Thymektomie bei okulärer Myasthenia gravis

Neuro-Depesche 9/2022

Prognose- und Risikofaktorenanalyse

Zertifizierte Fortbildung
Mehrere retrospektive Studien haben bei Patienten mit einer okulären Myasthenia gravis (oMG) Risikofaktoren für eine Generalisierung der MG (gMG) identifiziert. Jetzt wurde das Risiko bei thymektomierten oMG-Patienten untersucht. Gab es relevante klinische Prädiktoren für die Konversion zur gMG?
Retrospektiv wurden die Krankengeschichten von 58 oMG-Patienten ausgewertet, die sich zwischen Jan. 2012 und Dez. 2021 einer Thymektomie unterzogen hatten.
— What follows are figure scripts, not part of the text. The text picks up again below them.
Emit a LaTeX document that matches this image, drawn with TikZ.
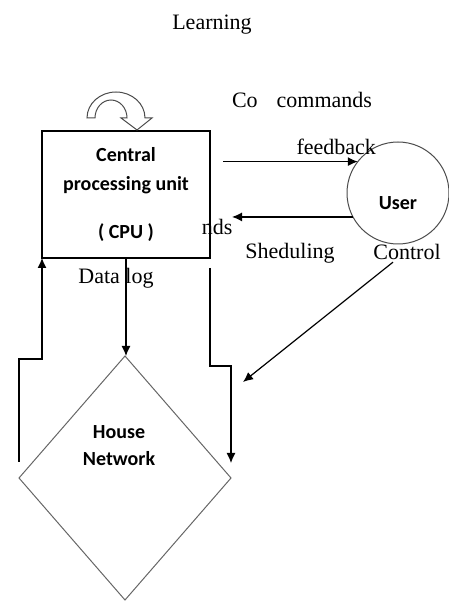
\documentclass[tikz,border=0pt]{standalone}
\usepackage{fontspec}
\setmainfont{Liberation Serif}
\newfontfamily\calibri{Carlito}
\usetikzlibrary{shapes.geometric,arrows.meta,positioning}

\begin{document}
\begin{tikzpicture}[
  x=0.5pt, y=0.5pt,
  font=\fontsize{11}{13}\selectfont,
  boxtxt/.style = {font=\calibri\bfseries\fontsize{10}{14.5}\selectfont, align=center},
  proc/.style   = {rectangle, draw=black, line width=.6pt, fill=white, outer sep=0pt,
                   boxtxt, minimum width=84pt, minimum height=63.5pt},
  usr/.style    = {circle, draw=black!70, line width=.5pt, fill=white, outer sep=0pt,
                   inner sep=0pt, minimum size=51pt, boxtxt},
  net/.style    = {diamond, draw=black!60, line width=.5pt, outer sep=0pt, inner sep=0pt,
                   minimum width=106pt, minimum height=122pt},
  arr/.style    = {-{Latex[length=5pt,width=4.5pt]}, draw=black, line width=.6pt},
  lbl/.style    = {inner sep=1pt},
]
\useasboundingbox (0,0) rectangle (449,601);

% -- nodes ---------------------------------------------------------------
\node[lbl] (learn) at (212,576) {Learning};
\node[proc] (cpu) at (126,406.5) {Central\\processing unit\\[9.5pt]( CPU )};
\node[usr, label={[boxtxt, yshift=-5pt]center:User}] (user) at (398,408) {};
\node[net] (house) at (125,123) {};
\node[boxtxt, font=\calibri\bfseries\fontsize{10}{13.5}\selectfont]
     (housetxt) at (119,155.5) {House\\Network};

\node[lbl] (cocmd) at (302,501) {Co\hspace{9.5pt}commands};
\node[lbl] (shed) at (290,348) {Sheduling};
\node[lbl] (ctrl) at (407,349) {Control};
\node[lbl] (dlog) at (116,323) {Data log};
\coordinate (ctrlend) at (243,219);

% -- learning loop above the cpu -----------------------------------------
\draw[draw=black!70, line width=.5pt, fill=white]
  (87,483) arc[start angle=180, end angle=0, x radius=29, y radius=26]
  -- (152,483) -- (137,471) -- (121,483) -- (127,483)
  arc[start angle=0, end angle=180, x radius=16, y radius=18] -- cycle;

% -- connectors ----------------------------------------------------------
\draw[arr] ([xshift=6.5pt]cpu.east |- user.142) -- node[lbl, above=2pt, pos=.84] {feedback} (user.142);
\draw[arr] (user.208) -- ([xshift=11pt]cpu.east |- user.208)
          node[lbl, at end, anchor=north east, xshift=1.5pt] {nds};
\draw[arr] ([xshift=-7pt]ctrl.south) -- (ctrlend);
\draw[arr] (cpu.south) -- (cpu.south |- house.north);
\draw[arr] ([yshift=8pt]house.west) -- ++(0,103) -| (cpu.south west);
\draw[arr] ([yshift=-5pt]cpu.south east) -- ++(0,-98) -| ([yshift=7.5pt]house.east);
\end{tikzpicture}
\end{document}
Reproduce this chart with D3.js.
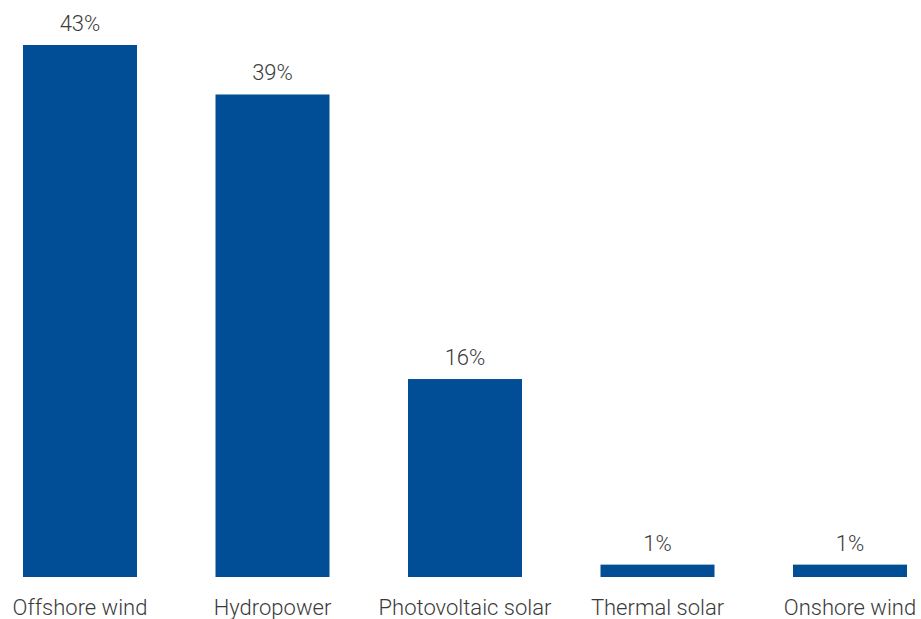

Sie waren im Durchschnitt im Alter von 54.7 Jahren erkrankt, 57,7 % waren weiblich. Neben der oMG-gMG-Konversion wurden eine komplette stabile Remission (CSR) der Symptome und relevante klinische Besserungen erfasst. Dabei wurde u. a. nach den Befunden der repetitiven Stimulation (RNS) des M. orbicularis oculi (3 Hz) und nach Histotyp/Hyperplasie des Thymoms unterschieden.
 
Fast jeder Vierte konvertierte
Die mediane Nachbeobachtung dauerte 59,3 (9 - 114,5) Monate. Zuletzt hatten 13 Patienten (22,4 %) eine gMG entwickelt – median 12,7 (3 - 37,3) Monate nach Beginn der okulären Symptome und 9,2 (1,4 - 32,9) Monate nach der Thymektomie. Mit einem erhöhten Risiko für eine gMG-Konversion verbunden waren eine RNS-Positivität (Amplitudenreduktion > 10 %: 84,6 % vs. 35,6 %; p = 0,002) sowie ein histologisches B2/B3-Subtyp-Thymom (vs. AB/B1-Thymom bzw. Hyperplasie; p = 0,002).
 
Prädiktoren der Remission
16 von 52 CSR-auswertbaren Patienten (30,8 %) erreichten nach 15 bis 54, durchschnittlich 28,7 Monaten eine CSR und 15 von 58 Patienten (28,8 %) waren beim letzten Follow up klinisch gebessert. Patienten, die eine CSR erreichten, waren signifikant früher erkrankt (mit 48,3 vs. 57,5 Jahren; p = 0,022), und seltener ACh-Rezeptor-Antikörper-seropositiv (43,8 vs. 75,0 %; p = 0,029). Histologisch zeigten Patienten mit Thymushyperplasie und Thymom im Masaoka–Koga-Stadium I eine höhere CSR-Wahrscheinlichkeit als jene mit Thymom Stadium II/III (p = 0,010). Die multivariate Regressionsanalyse bestätigte signifikante Assoziationen der oMG-Konversion nach der Thymektomie mit der RNS-Positivität (Hazard Ratio: 6,007, p = 0,021) und dem B2/B3-Thymom-Histotyp (HR: 4,611, p = 0,048). Eine CSR nach dem Eingriff begünstigte dagegen eine Thymushyperplasie und ein Stadium-I-Thymom (HR: 0,300; p = 0,026). JL
Fazit
Bei oMG-Patienten sind RNS-Positivität und der Histosubtyp B2/B3-Thymom- unabhängige Prädiktoren für eine Konversion zu einer gMG. Andererseits sagen Thymushyperplasie und ein Thymom im Stadium I in unabhängiger Weise eine komplette Remission voraus.


Hinweis: Dieser Artikel ist Teil einer CME-Fortbildung.